◆ Your instructions ◆
In the lines below, output everything from the first line through the line containing "from bokeh.resources import INLINE" exactly as it is. Pictures are not part of the output.

◆ Data shown ◆
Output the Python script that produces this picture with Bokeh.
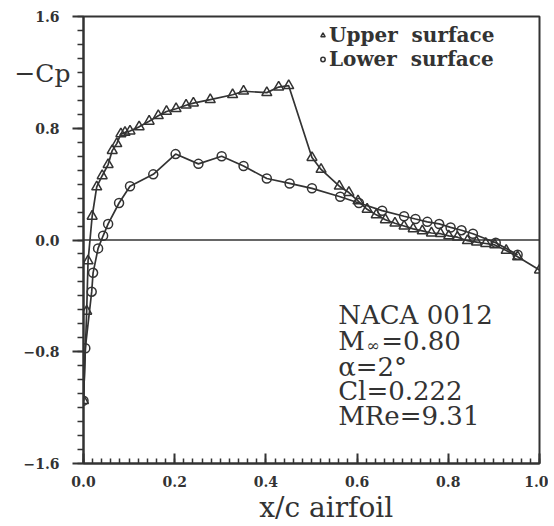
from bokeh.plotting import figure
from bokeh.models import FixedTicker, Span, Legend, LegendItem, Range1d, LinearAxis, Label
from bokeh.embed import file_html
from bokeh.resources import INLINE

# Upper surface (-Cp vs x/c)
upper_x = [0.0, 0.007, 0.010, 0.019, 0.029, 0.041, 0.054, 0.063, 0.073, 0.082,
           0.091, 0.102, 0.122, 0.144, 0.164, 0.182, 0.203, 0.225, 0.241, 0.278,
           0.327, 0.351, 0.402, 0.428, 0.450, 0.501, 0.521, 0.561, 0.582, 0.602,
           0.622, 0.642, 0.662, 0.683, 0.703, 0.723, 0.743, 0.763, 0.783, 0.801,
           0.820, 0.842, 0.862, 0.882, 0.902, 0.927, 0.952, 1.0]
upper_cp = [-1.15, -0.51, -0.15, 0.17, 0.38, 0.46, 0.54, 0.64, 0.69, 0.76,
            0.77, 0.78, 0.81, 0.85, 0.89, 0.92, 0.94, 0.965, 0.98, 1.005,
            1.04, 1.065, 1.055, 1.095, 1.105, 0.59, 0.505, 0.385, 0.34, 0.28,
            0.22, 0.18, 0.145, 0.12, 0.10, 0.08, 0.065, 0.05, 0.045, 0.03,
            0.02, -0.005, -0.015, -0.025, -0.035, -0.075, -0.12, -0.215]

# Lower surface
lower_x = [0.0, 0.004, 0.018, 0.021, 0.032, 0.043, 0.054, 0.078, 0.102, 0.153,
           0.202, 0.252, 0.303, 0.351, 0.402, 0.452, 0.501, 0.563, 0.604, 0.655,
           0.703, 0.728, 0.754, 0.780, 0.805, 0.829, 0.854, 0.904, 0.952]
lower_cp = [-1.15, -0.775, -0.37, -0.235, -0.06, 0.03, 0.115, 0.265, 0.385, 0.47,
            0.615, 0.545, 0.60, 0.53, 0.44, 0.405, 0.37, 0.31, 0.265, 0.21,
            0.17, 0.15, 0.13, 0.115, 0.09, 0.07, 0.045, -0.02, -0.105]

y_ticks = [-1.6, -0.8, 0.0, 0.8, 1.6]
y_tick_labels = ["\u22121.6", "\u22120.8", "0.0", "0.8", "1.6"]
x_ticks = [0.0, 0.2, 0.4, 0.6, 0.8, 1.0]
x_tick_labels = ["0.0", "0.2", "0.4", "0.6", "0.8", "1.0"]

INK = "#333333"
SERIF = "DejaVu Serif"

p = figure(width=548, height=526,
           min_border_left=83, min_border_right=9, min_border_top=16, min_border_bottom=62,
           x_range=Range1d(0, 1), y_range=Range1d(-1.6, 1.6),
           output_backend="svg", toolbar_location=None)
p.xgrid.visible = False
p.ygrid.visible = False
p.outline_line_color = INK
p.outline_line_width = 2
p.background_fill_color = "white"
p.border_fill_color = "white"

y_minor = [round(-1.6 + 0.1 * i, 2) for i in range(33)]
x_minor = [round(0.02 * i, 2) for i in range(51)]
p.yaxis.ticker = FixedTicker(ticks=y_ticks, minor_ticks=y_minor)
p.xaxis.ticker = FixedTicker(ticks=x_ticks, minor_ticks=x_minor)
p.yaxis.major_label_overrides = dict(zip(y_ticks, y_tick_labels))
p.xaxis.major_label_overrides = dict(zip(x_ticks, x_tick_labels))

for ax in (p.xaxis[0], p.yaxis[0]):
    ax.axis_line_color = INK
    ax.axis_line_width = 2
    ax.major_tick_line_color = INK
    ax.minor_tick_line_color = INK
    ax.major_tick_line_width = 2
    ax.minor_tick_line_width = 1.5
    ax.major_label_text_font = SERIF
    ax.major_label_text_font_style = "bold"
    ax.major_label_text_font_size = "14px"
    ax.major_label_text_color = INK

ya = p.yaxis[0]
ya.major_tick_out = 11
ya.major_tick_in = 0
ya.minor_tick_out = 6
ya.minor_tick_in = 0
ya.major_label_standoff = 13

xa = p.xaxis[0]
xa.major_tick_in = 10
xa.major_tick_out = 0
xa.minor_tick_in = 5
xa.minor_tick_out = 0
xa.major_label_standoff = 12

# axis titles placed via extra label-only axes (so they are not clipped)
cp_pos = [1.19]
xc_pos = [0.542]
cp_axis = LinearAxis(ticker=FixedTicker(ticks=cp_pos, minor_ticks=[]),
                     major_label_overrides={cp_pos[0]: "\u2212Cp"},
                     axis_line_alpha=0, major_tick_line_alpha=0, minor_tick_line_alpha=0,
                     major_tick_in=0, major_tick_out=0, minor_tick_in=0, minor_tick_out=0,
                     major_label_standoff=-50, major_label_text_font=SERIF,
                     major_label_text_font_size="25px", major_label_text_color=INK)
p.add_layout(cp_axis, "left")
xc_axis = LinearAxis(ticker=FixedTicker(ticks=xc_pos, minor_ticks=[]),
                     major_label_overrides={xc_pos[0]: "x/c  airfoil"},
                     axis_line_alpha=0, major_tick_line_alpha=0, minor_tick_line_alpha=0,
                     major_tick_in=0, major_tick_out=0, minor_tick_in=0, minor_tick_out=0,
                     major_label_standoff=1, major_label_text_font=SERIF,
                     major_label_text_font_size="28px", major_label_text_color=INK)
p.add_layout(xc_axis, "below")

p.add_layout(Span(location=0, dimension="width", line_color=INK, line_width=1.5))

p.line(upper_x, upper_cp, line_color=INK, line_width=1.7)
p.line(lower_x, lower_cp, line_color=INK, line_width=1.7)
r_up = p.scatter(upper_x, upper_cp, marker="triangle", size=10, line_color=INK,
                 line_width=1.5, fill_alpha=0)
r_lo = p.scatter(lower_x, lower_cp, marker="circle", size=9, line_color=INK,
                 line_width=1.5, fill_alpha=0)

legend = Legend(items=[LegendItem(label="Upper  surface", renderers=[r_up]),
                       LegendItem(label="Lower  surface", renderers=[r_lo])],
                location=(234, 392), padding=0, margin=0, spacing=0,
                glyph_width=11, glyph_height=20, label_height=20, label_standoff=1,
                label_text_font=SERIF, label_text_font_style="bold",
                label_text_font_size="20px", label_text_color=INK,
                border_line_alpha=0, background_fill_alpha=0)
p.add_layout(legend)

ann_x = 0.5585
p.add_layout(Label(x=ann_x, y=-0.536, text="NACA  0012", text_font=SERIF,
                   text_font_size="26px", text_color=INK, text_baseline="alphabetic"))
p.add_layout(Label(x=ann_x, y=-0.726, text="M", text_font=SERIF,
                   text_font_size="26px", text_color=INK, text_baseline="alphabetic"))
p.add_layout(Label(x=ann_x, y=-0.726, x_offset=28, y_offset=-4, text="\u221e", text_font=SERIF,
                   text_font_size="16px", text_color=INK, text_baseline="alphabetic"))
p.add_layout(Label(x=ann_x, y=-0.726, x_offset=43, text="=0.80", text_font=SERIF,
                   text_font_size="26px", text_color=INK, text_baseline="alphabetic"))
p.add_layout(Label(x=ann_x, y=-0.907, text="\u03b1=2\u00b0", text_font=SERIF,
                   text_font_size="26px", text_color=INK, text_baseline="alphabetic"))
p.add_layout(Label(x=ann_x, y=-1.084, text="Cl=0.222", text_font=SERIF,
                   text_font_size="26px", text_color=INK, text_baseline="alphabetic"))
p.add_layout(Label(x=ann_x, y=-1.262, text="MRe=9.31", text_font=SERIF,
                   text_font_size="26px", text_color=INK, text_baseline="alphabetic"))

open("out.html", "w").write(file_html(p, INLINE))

◆ Reply ◆
Output the Python script that produces this picture with Bokeh.
from bokeh.plotting import figure
from bokeh.models import FixedTicker, Span, Legend, LegendItem, Range1d, LinearAxis, Label
from bokeh.embed import file_html
from bokeh.resources import INLINE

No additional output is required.